I kept mumbling those words to myself throughout the following day, “ I’m more than the sickness in this body. I’m more than the suffering in this body.” I remember her voice clearly. It was rich deep, full, like maple syrup in the spring. I reached out for her hand. It was cool and dry. I knew she wouldn’t let go. She continued, “You’re not the fear in that body. You’re more than that fear. Float on it. Float above it. You’re more than that pain.” I began to breathe a little deeper, as I did when I wanted to float in a lake. I remembered floating in Lake George when I was five, floating in the Atlantic Ocean at Coney island when I was seven, floating in the Indian Ocean off the coast if Africa when I was twenty-eight. Without any instruction from me, this Jamaican guide led me to a source of comfort that was wider and deeper than pain or fear.

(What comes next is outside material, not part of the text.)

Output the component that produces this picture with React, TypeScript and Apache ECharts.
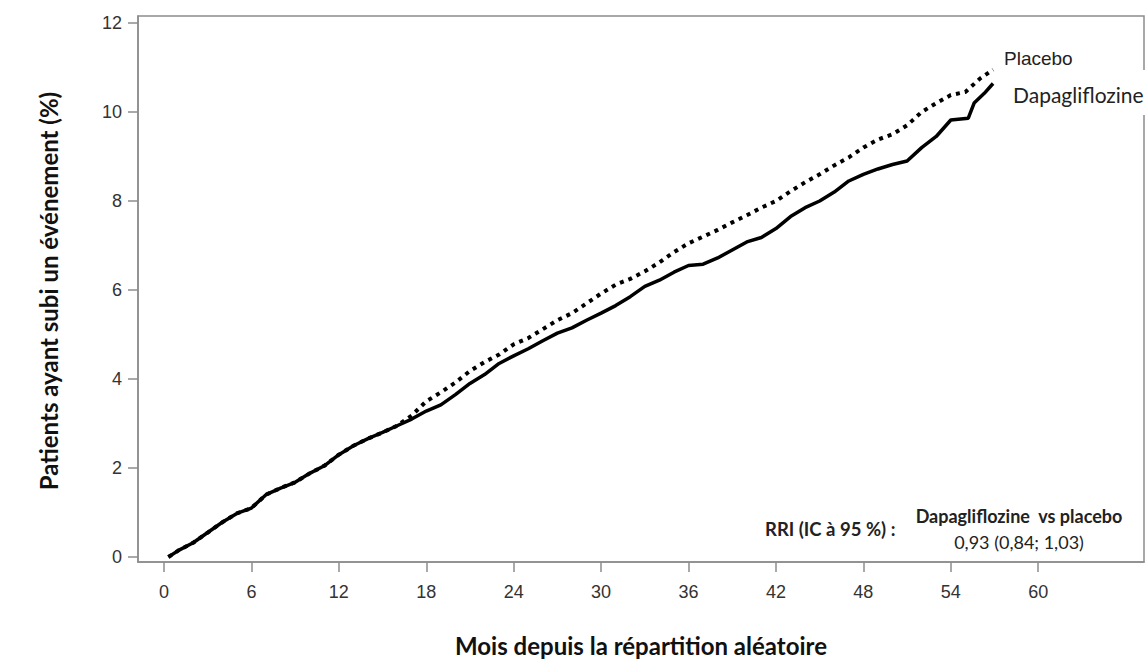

It’s been fifteen years since I’ve seen the woman with the broom. I’ve never been able to find her. No one could remember her name; but she touched my soul with her compassionate presence and her fingerprints are there still. 
 

Seeking the Sacred 

How exactly, does one define “spirituality”? In his rich account, The Psychology of Religion and Coping: Theory, Research, Practice, Kenneth Pargament seeks to differentiate religious approaches to critical concerns, matters such as death, tragedy, and inequity, from nonreligious. That distinction becomes clear in his definition of religion: “a process, a search for significance in ways related to the sacred.” Spirituality, for Pargament, is a way of describing the central function of religion—the search for the sacred. In this way, he directly links it to religion, thereby challenging those who define spirituality in individualistic terms, apart from any link to organized religion. Pargament changes that spiritual individualists eliminate the sacred from the definition of spirituality, draining the term of meaning. He asks, “What is it, for example, that makes the values of meaning in life, personal growth, or interconnectedness spiritual unless they are somehow sacrilized? How are practices such as guided imagery or meditation more spiritual than other cognitive and behavioral approaches to change unless they are connected to the sacred? Invoking the label ‘spiritual’ adds luster and legitimacy to any number of values and practices, but the label may ultimately lose meaning and power when it is separated from its sacred core” (fn.1, p. 465). 

Kenneth I. Pargament, the Psychology of Religion and Coping: Theory, Research, Practice (New York: The Guilford Press, 1997).